We've all known this for years now. It is inherent to the experience: One of the reasons attending a sporting event is so enjoyable is that you are doing it with so many like-minded people. We feel collectively stronger, more unified. Baked into civic convocations is that we are fundamentally more of a target; this could happen at any time. We don't think about it, though, at least not for long. It's a passing wisp of a notion, from that same dark place in the brain where worse-case scenarios pop up and then are brushed away, because who wants to live like that? Who wants to constantly be waiting around for something terrible to happen?
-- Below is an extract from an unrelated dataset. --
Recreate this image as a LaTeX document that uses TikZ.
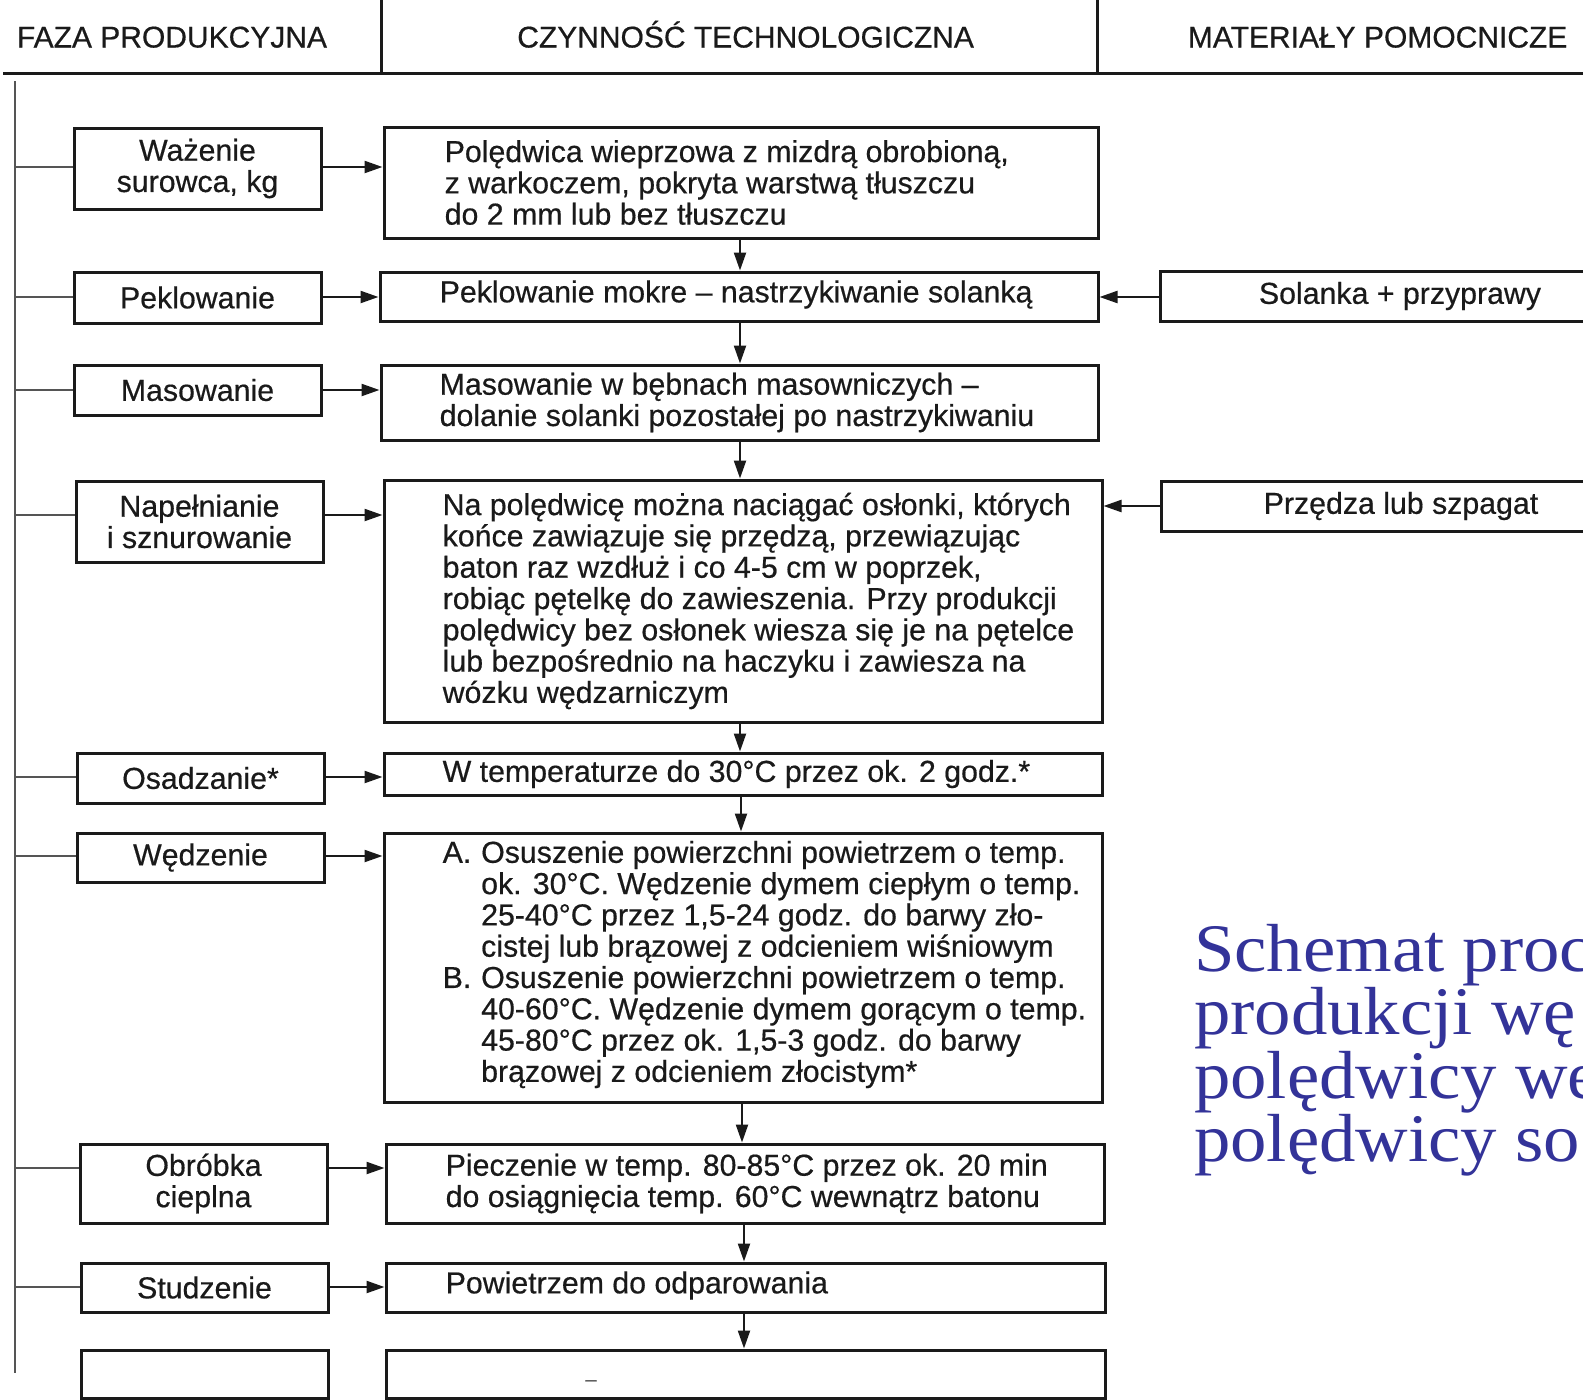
\documentclass[tikz,border=0pt]{standalone}
\usepackage{fontspec}
\setmainfont{Liberation Sans}[FakeBold=0.5]
\newfontfamily\titlefont{Liberation Serif}[FakeStretch=1.07]
\usetikzlibrary{arrows.meta,calc}
\definecolor{ink}{HTML}{1A1A1A}
\definecolor{spinegray}{HTML}{555555}
\definecolor{titleblue}{HTML}{333399}
\begin{document}
\begin{tikzpicture}[x=1pt,y=-1pt,
  bx/.style={draw=ink, line width=3pt, inner sep=0pt, text=ink,
    font=\fontsize{30.3}{31.3}\selectfont, align=center},
  lbox/.style={bx, minimum width=247pt},
  mbox/.style={bx, minimum width=718pt},
  rbox/.style={bx, minimum width=480pt},
  mtxt/.style={inner sep=0pt, anchor=west, align=left, text=ink,
    font=\fontsize{30.3}{31.3}\selectfont},
  htxt/.style={inner sep=0pt, anchor=base, text=ink, font=\fontsize{30}{31}\selectfont},
  arr/.style={draw=ink, line width=2.3pt, -{Triangle[length=18pt,width=12pt]}},
  branch/.style={draw=spinegray, line width=1.6pt},
  rule/.style={draw=ink, line width=3pt},
  ttl/.style={inner sep=0pt, anchor=base west, text=titleblue,
    font=\titlefont\fontsize{68}{68}\selectfont}
]
\useasboundingbox (0,0) rectangle (1583,1400);
\fill[white] (0,0) rectangle (1583,1400);

% header
\coordinate (hl) at (3,73);
\coordinate (hr) at (1583,73);
\coordinate (v1t) at (381.6,0);
\coordinate (v2t) at (1097.4,0);
\draw[rule] (hl) -- (hr);
\draw[rule] (v1t) -- (v1t |- hl);
\draw[rule] (v2t) -- (v2t |- hl);
\node[htxt] (h1) at (172,47.5) {FAZA PRODUKCYJNA};
\node[htxt] (h2) at (745.6,47.5) {CZYNNOŚĆ TECHNOLOGICZNA};
\node[htxt] (h3) at (1377.6,47.5) {MATERIAŁY POMOCNICZE};

% left boxes
\node[lbox, minimum height=81pt] (L1) at (197.5,168.5) {Ważenie\\surowca, kg};
\node[lbox, minimum height=51pt] (L2) at (197.5,297.5) {Peklowanie};
\node[lbox, minimum height=50pt] (L3) at (197.5,390) {Masowanie};
\node[lbox, minimum height=81pt] (L4) at (199.5,521.5) {Napełnianie\\i sznurowanie};
\node[lbox, minimum height=50pt] (L5) at (200.5,778) {Osadzanie*};
\node[lbox, minimum height=49pt] (L6) at (200.5,857.5) {Wędzenie};
\node[lbox, minimum height=79pt] (L7) at (203.5,1183.5) {Obróbka\\cieplna};
\node[lbox, minimum height=49pt] (L8) at (204.5,1287.5) {Studzenie};
\node[lbox, minimum height=48pt] (L9) at (204.5,1374) {};

% middle boxes
\node[mbox, minimum width=714pt, minimum height=111pt] (M1) at (741,182.5) {};
\node[mbox, minimum height=49pt] (M2) at (739,296.5) {};
\node[mbox, minimum width=717pt, minimum height=75pt] (M3) at (739.5,402.5) {};
\node[mbox, minimum height=242pt] (M4) at (743,601) {};
\node[mbox, minimum height=42pt] (M5) at (743,774) {};
\node[mbox, minimum height=269pt] (M6) at (743,967.5) {};
\node[mbox, minimum height=79pt] (M7) at (745,1183.5) {};
\node[mbox, minimum width=719pt, minimum height=49pt] (M8) at (745.5,1287.5) {};
\node[mbox, minimum width=719pt, minimum height=48pt] (M9) at (745.5,1374) {};

% middle texts
\node[mtxt] (T1) at ($(M1.west)+(62,0)$) {Polędwica wieprzowa z mizdrą obrobioną,\\z warkoczem, pokryta warstwą tłuszczu\\do 2 mm lub bez tłuszczu};
\node[mtxt] (T2) at ($(M2.west)+(61,-2)$) {Peklowanie mokre – nastrzykiwanie solanką};
\node[mtxt] (T3) at ($(M3.west)+(60,0)$) {Masowanie w bębnach masowniczych –\\dolanie solanki pozostałej po nastrzykiwaniu};
\node[mtxt] (T4) at ($(M4.west)+(60,0)$) {Na polędwicę można naciągać osłonki, których\\końce zawiązuje się przędzą, przewiązując\\baton raz wzdłuż i co 4-5 cm w poprzek,\\robiąc pętelkę do zawieszenia. Przy produkcji\\polędwicy bez osłonek wiesza się je na pętelce\\lub bezpośrednio na haczyku i zawiesza na\\wózku wędzarniczym};
\node[mtxt] (T5) at ($(M5.west)+(60,0)$) {W temperaturze do 30°C przez ok. 2 godz.*};
\node[mtxt] (T6) at ($(M6.west)+(60,-3)$) {\makebox[38.5pt][l]{A.}Osuszenie powierzchni powietrzem o temp.\\\hspace*{38.5pt}ok. 30°C. Wędzenie dymem ciepłym o temp.\\\hspace*{38.5pt}25-40°C przez 1,5-24 godz. do barwy zło-\\\hspace*{38.5pt}cistej lub brązowej z odcieniem wiśniowym\\\makebox[38.5pt][l]{B.}Osuszenie powierzchni powietrzem o temp.\\\hspace*{38.5pt}40-60°C. Wędzenie dymem gorącym o temp.\\\hspace*{38.5pt}45-80°C przez ok. 1,5-3 godz. do barwy\\\hspace*{38.5pt}brązowej z odcieniem złocistym*};
\node[mtxt] (T7) at ($(M7.west)+(61,0)$) {Pieczenie w temp. 80-85°C przez ok. 20 min\\do osiągnięcia temp. 60°C wewnątrz batonu};
\node[mtxt] (T8) at ($(M8.west)+(61,-2)$) {Powietrzem do odparowania};
\node[inner sep=0pt, text=ink!70, font=\fontsize{20}{20}\selectfont] (T9) at (591,1383) {–};

% right boxes
\node[rbox, minimum height=50pt] (R2) at (1400,296) {Solanka + przyprawy};
\node[rbox, minimum height=50pt] (R4) at (1401,506) {Przędza lub szpagat};

% spine and branches
\coordinate (sTop) at (15,81);
\coordinate (sBot) at (15,1373);
\draw[branch, line width=2pt] (sTop) -- (sBot);
\coordinate (r1) at (0,167);
\coordinate (r2) at (0,297);
\coordinate (r3) at (0,390);
\coordinate (r4) at (0,515);
\coordinate (r5) at (0,777);
\coordinate (r6) at (0,856);
\coordinate (r7) at (0,1168);
\coordinate (r8) at (0,1287);
\foreach \i in {1,...,8}{
  \draw[branch] (sTop |- r\i) -- (L\i.west |- r\i);
  \draw[arr] (L\i.east |- r\i) -- (M\i.west |- r\i);
}

% material arrows
\coordinate (m2) at (0,297);
\coordinate (m4) at (0,506);
\draw[arr] (R2.west |- m2) -- (M2.east |- m2);
\draw[arr] (R4.west |- m4) -- (M4.east |- m4);

% down arrows
\coordinate (d1) at (740,0);
\coordinate (d2) at (740,0);
\coordinate (d3) at (740,0);
\coordinate (d4) at (740,0);
\coordinate (d5) at (741,0);
\coordinate (d6) at (742,0);
\coordinate (d7) at (744,0);
\coordinate (d8) at (744,0);
\draw[arr] (M1.south -| d1) -- (M2.north -| d1);
\draw[arr] (M2.south -| d2) -- (M3.north -| d2);
\draw[arr] (M3.south -| d3) -- (M4.north -| d3);
\draw[arr] (M4.south -| d4) -- (M5.north -| d4);
\draw[arr] (M5.south -| d5) -- (M6.north -| d5);
\draw[arr] (M6.south -| d6) -- (M7.north -| d6);
\draw[arr] (M7.south -| d7) -- (M8.north -| d7);
\draw[arr] (M8.south -| d8) -- (M9.north -| d8);

% title
\node[ttl] (t1) at (1194,971) {Schemat proc};
\node[ttl] (t2) at (1194,1034) {produkcji wę};
\node[ttl] (t3) at (1194,1098) {polędwicy we};
\node[ttl] (t4) at (1194,1161) {polędwicy so};
\end{tikzpicture}
\end{document}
That is what they prey on. But that is nonetheless our strength. Eventually, Monday will fade from memory -- we won't forget it, but we won't constantly be referencing it either; it will become something that happened, rather than something that is happening -- and we will return to feeling comfortable and safe, perhaps safer than we really are. This is what makes us strong, and uniquely American: We truly believe that everything is going to turn out all right for us. It's our default state, one we'll always return to. That's what allows attacks like yesterday's to work, no matter who did it. But I'm not sure any of us would make the tradeoff. To congregate en masse while afraid is not to congregate en masse at all. No matter what, we will continue to go to our games, and, being Americans, probably even still complain about the few security measures we have to go through. To do otherwise would be to be someone other than who we are.
Monday's tragedy was horrifying, and it could have been so much worse. Someday, something will be. But none of it will change anything. It won't change the way we act, the way we cheer, the way we gather together. We will remain defiant simply by being ourselves, whether we're screaming at the idiot pitcher while guzzling huge overpriced beers or quietly keeping score with our child in the upper deck. We'll return to normal quicker than we think, before we even realize it. We will always be who we are. It makes me damned proud, is what it does.